Puppeteer: Exploring Intuitive Hand Gestures and Upper-Body Postures for Manipulating Human Avatar Actions

VRST 2022 Paper
Ching-Wen Hung, Ruei-Che Chang, Hong-Sheng Chen, Chung Han Liang, Liwei Chan, Bing-Yu Chen


Body-controlled avatars provide a more intuitive method to realtime control virtual avatars but require larger environment space and more user effort. In contrast, hand-controlled avatars give more dexterous and fewer fatigue manipulations within a close-range space for avatar control but provide fewer sensory cues than the body-based method. This paper investigates the differences between the two manipulations and explores the possibility of a combination. We first performed a formative study to understand when and how users prefer manipulating hands and bodies to represent avatars’ actions in current popular video games.

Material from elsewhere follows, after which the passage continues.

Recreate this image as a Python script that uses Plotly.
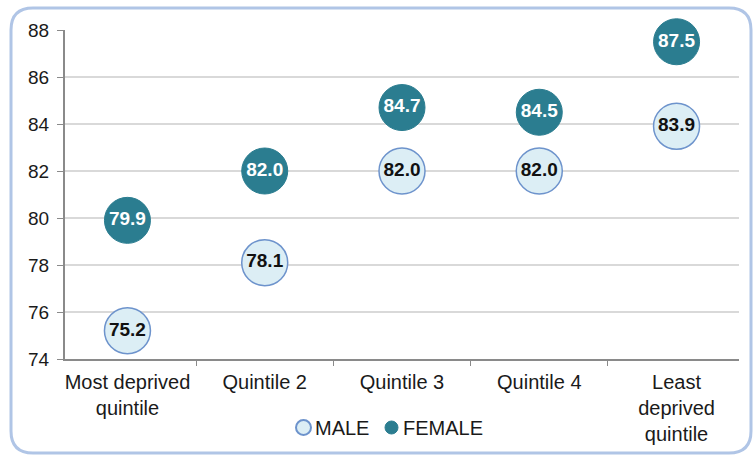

Based on the top video games survey, we decided to represent human avatars’ motions. Besides, we found that players used their bodies to represent avatar actions but changed to using hands when they were too unrealistic and exaggerated to mimic by bodies (e.g., flying in the sky, rolling over quickly). Hand gestures also provide an alternative to lowerbody motions when players want to sit during gaming and do not want extensive effort to move their avatars. Hence, we focused on the design of hand gestures and upper-body postures. We present Puppeteer, an input prototype system that allows players directly control their avatars through intuitive hand gestures and upperbody postures. We selected 17 avatar actions discovered in the formative study and conducted a gesture elicitation study to invite 12 participants to design best representing hand gestures and upperbody postures for each action. Then we implemented a prototype system using the MediaPipe framework to detect keypoints and a self-trained model to recognize 17 hand gestures and 17 upper-body postures. Finally, three applications demonstrate the interactions enabled by Puppeteer.